- Records supplied -
—————

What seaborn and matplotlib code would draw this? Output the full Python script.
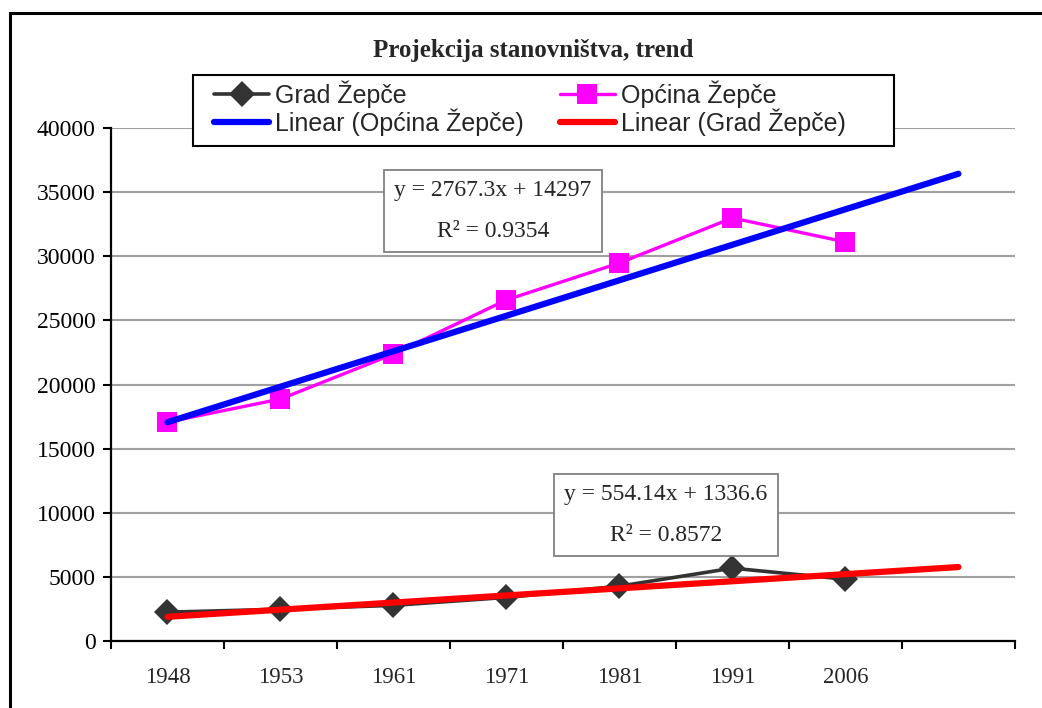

—————

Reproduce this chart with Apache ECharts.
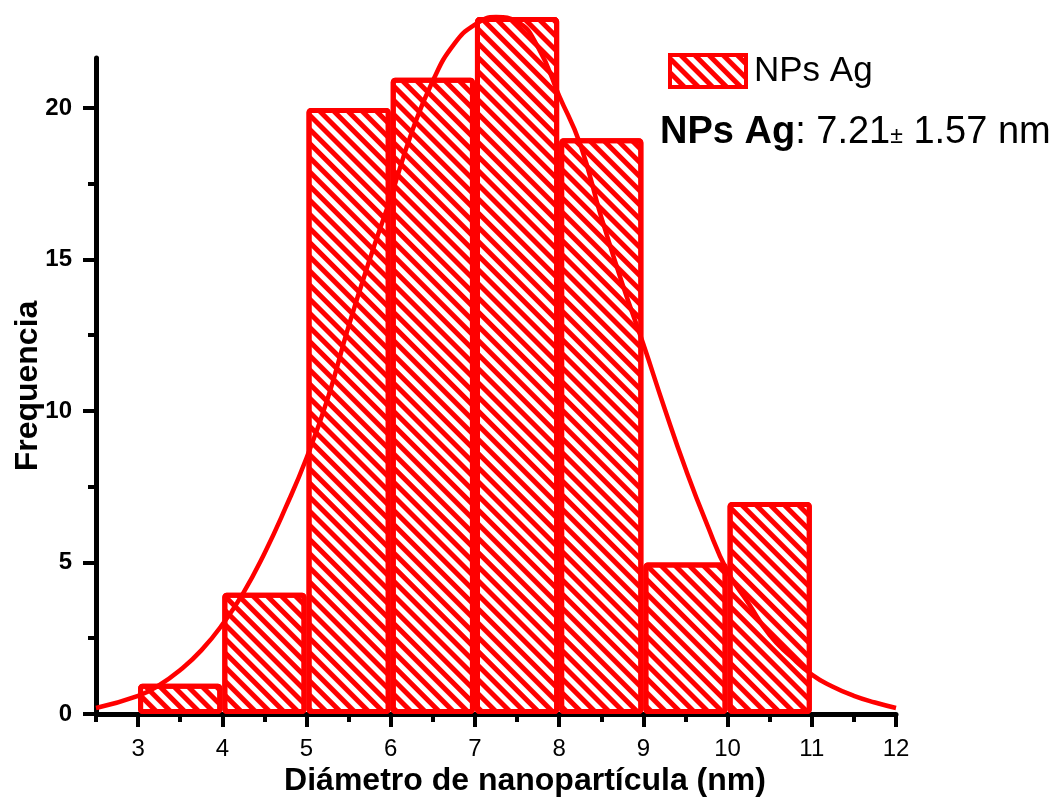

—————

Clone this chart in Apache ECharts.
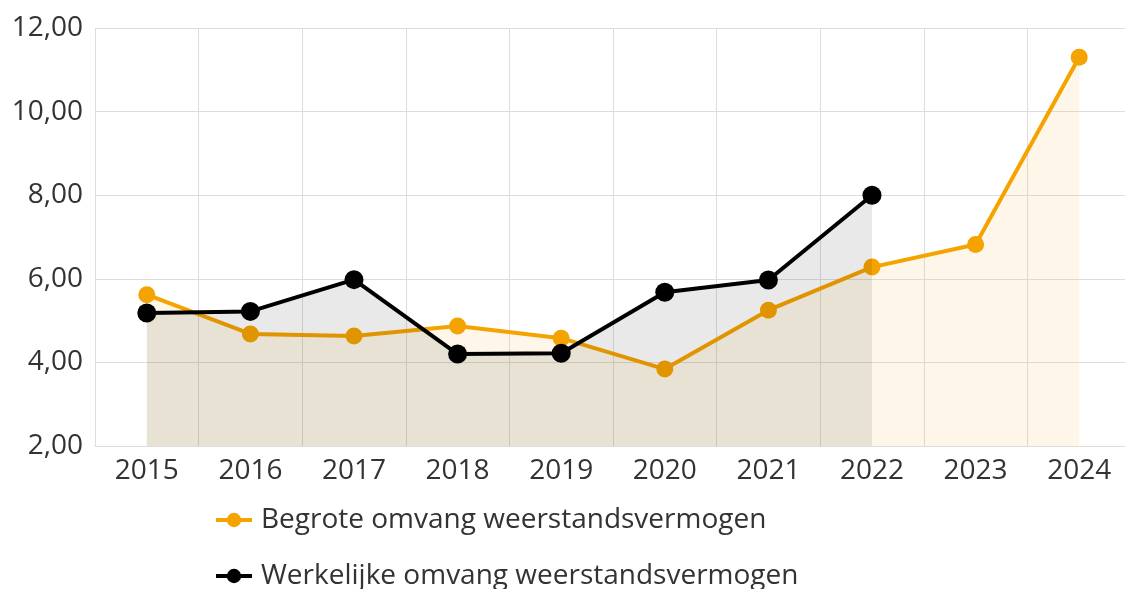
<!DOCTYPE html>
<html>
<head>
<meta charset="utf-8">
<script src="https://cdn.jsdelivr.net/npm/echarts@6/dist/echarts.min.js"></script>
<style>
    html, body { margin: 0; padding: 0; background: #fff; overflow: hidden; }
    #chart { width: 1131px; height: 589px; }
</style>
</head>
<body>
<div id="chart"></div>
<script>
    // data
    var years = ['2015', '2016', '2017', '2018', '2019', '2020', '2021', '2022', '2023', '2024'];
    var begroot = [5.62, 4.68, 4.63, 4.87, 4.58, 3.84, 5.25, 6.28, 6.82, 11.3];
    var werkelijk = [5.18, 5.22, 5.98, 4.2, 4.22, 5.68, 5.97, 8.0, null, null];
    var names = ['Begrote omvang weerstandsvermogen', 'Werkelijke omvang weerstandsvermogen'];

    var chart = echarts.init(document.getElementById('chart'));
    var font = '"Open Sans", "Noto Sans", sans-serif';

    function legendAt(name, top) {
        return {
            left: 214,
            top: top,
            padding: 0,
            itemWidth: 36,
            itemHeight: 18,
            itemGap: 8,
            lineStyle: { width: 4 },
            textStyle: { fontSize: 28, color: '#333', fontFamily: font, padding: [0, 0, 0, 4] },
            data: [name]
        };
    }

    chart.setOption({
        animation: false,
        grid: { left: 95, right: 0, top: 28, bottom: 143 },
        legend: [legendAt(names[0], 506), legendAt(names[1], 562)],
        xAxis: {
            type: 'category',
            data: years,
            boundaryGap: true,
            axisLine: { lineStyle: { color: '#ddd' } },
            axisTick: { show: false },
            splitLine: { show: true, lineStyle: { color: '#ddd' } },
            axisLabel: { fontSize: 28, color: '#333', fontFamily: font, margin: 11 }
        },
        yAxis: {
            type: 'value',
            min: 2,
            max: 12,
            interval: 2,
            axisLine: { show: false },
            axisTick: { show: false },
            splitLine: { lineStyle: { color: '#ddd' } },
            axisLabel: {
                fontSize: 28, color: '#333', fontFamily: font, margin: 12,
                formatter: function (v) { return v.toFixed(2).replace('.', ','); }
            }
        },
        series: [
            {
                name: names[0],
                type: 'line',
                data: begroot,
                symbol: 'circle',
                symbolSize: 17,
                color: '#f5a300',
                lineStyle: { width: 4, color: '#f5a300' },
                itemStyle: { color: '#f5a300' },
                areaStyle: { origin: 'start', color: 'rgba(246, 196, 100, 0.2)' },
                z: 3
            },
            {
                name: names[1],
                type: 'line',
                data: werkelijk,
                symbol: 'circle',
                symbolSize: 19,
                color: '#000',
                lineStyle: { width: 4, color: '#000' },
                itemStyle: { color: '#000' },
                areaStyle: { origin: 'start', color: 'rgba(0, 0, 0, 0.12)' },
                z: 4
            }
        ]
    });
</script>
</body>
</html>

—————

- Your task -
Using the records above, pull out each line where the word "script" occurs.

- The output -
What seaborn and matplotlib code would draw this? Output the full Python script.
<script src="https://cdn.jsdelivr.net/npm/echarts@6/dist/echarts.min.js"></script>
<script>
</script>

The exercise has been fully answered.